>> start Materials provided

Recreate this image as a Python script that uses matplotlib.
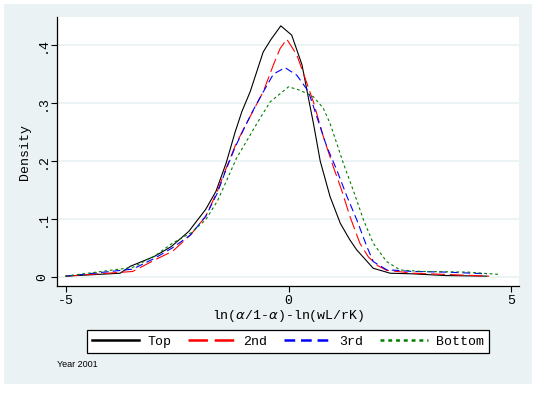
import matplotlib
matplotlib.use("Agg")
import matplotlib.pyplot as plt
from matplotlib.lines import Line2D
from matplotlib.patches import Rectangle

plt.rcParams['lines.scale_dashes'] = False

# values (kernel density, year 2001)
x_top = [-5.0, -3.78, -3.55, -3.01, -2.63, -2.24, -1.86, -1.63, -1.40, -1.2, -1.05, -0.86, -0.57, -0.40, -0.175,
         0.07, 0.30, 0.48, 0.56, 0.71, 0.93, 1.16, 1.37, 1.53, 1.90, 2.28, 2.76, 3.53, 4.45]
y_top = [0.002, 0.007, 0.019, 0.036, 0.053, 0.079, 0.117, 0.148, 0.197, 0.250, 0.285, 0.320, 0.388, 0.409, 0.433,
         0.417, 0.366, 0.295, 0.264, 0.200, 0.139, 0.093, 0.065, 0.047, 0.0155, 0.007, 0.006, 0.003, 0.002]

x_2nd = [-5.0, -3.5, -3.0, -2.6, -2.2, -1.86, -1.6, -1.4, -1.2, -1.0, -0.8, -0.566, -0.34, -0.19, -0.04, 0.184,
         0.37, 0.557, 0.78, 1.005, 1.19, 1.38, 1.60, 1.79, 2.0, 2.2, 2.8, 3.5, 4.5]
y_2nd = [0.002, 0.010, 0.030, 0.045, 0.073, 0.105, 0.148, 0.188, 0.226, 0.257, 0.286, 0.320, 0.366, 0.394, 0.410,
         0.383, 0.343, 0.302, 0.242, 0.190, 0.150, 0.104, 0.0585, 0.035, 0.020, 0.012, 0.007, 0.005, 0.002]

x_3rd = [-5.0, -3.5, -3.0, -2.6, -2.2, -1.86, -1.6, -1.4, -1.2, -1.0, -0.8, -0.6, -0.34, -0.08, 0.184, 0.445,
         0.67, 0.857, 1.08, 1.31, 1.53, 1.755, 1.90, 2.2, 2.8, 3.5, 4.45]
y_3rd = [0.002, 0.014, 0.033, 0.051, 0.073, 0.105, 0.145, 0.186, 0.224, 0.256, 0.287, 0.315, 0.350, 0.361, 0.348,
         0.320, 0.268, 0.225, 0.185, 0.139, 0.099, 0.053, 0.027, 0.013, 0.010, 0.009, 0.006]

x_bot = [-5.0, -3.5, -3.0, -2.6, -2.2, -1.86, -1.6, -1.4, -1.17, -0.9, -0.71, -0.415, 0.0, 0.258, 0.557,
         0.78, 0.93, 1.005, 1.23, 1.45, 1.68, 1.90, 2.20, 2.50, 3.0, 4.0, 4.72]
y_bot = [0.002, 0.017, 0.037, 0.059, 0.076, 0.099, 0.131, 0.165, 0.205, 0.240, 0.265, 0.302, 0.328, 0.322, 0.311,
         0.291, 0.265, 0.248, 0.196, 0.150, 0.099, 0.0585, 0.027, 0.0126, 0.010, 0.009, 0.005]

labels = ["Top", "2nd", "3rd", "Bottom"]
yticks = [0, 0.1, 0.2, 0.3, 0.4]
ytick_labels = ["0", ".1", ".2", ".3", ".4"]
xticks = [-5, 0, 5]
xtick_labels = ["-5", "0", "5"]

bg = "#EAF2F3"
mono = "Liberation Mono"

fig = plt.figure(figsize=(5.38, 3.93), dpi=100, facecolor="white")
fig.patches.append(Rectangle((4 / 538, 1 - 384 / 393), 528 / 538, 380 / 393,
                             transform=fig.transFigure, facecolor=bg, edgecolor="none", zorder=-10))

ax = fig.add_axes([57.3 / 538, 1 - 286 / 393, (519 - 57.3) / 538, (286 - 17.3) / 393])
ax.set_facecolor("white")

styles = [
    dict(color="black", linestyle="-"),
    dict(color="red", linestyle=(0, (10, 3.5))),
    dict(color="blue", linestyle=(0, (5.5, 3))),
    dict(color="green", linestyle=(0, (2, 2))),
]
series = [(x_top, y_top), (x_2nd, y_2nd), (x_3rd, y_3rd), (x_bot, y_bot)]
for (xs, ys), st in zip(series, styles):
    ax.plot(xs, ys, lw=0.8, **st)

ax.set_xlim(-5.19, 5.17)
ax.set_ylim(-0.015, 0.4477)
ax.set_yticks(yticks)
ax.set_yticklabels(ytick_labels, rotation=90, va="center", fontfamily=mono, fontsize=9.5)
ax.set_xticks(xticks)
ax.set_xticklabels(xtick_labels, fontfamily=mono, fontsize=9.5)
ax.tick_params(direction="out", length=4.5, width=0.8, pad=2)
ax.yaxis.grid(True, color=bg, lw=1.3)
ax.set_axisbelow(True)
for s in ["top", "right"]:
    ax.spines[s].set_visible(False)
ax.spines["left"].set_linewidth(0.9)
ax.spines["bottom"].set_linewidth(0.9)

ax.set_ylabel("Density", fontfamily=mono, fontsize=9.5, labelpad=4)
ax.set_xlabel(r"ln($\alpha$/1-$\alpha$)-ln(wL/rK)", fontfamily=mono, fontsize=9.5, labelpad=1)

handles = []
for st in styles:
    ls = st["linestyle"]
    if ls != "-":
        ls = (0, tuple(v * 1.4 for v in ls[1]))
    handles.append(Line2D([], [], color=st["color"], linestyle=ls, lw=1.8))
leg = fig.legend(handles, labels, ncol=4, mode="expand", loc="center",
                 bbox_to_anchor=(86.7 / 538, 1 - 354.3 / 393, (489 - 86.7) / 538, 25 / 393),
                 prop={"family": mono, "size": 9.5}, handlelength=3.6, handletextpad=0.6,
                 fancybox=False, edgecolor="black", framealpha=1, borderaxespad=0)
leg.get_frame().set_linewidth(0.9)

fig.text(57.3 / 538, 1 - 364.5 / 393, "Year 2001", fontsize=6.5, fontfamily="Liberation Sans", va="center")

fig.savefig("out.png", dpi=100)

>> end Materials provided
>> start Materials provided

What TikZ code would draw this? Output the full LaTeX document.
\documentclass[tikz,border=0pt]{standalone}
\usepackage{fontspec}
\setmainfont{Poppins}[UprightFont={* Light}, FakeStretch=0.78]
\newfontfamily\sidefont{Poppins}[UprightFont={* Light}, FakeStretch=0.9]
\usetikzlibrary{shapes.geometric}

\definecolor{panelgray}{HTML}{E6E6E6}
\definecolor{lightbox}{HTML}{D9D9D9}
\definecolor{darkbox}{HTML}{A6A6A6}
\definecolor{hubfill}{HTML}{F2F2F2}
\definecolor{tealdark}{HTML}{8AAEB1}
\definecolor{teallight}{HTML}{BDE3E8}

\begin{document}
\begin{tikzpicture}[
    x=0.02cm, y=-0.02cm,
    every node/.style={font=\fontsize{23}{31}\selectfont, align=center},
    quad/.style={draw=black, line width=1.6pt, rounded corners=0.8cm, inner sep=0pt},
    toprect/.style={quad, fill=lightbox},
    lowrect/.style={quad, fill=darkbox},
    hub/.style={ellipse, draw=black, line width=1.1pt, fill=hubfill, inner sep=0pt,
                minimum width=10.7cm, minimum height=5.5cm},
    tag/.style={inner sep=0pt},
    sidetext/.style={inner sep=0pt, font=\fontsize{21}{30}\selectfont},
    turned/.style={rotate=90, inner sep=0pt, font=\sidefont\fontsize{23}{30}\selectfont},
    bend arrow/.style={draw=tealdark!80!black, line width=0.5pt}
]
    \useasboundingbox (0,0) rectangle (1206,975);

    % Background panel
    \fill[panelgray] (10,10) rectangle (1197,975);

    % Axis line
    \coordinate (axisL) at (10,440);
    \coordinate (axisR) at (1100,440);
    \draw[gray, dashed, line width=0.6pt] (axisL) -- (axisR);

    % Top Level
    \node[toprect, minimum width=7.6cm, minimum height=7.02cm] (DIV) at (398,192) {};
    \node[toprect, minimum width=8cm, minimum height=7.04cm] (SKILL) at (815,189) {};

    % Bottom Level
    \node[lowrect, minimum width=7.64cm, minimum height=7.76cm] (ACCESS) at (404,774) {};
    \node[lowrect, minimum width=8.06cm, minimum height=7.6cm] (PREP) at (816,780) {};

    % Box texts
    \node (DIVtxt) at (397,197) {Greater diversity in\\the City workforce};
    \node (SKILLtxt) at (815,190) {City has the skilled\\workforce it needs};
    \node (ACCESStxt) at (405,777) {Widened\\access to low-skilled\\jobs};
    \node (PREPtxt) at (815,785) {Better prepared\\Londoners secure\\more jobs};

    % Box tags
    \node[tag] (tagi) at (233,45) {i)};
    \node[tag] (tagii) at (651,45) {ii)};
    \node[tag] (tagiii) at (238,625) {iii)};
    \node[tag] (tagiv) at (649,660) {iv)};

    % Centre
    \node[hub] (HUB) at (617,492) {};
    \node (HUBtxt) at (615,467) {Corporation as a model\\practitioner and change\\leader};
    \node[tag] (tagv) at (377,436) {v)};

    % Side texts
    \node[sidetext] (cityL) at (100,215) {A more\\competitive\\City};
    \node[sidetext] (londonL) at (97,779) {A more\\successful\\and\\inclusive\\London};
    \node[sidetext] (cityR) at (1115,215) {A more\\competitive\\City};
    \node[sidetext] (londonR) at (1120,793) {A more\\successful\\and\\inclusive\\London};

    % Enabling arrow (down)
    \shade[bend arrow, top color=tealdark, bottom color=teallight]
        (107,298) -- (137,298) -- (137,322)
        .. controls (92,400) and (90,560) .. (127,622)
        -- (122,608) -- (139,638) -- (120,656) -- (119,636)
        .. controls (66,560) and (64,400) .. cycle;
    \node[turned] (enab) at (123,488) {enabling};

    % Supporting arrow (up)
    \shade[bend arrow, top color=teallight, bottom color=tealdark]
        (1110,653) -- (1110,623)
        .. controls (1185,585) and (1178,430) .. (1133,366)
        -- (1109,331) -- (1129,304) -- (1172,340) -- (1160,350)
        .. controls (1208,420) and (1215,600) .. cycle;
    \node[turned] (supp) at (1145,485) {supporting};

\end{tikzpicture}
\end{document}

>> end Materials provided

◆ **Work instructions**
Only the lines starting at the line with "Recreate this image" and ending at the line with "plt.rcParams['lines.scale_dashes'] = False" should be printed again, exactly and with both ends kept; omit the pictures.

◆ **Completed task**
Recreate this image as a Python script that uses matplotlib.
import matplotlib
matplotlib.use("Agg")
import matplotlib.pyplot as plt
from matplotlib.lines import Line2D
from matplotlib.patches import Rectangle

plt.rcParams['lines.scale_dashes'] = False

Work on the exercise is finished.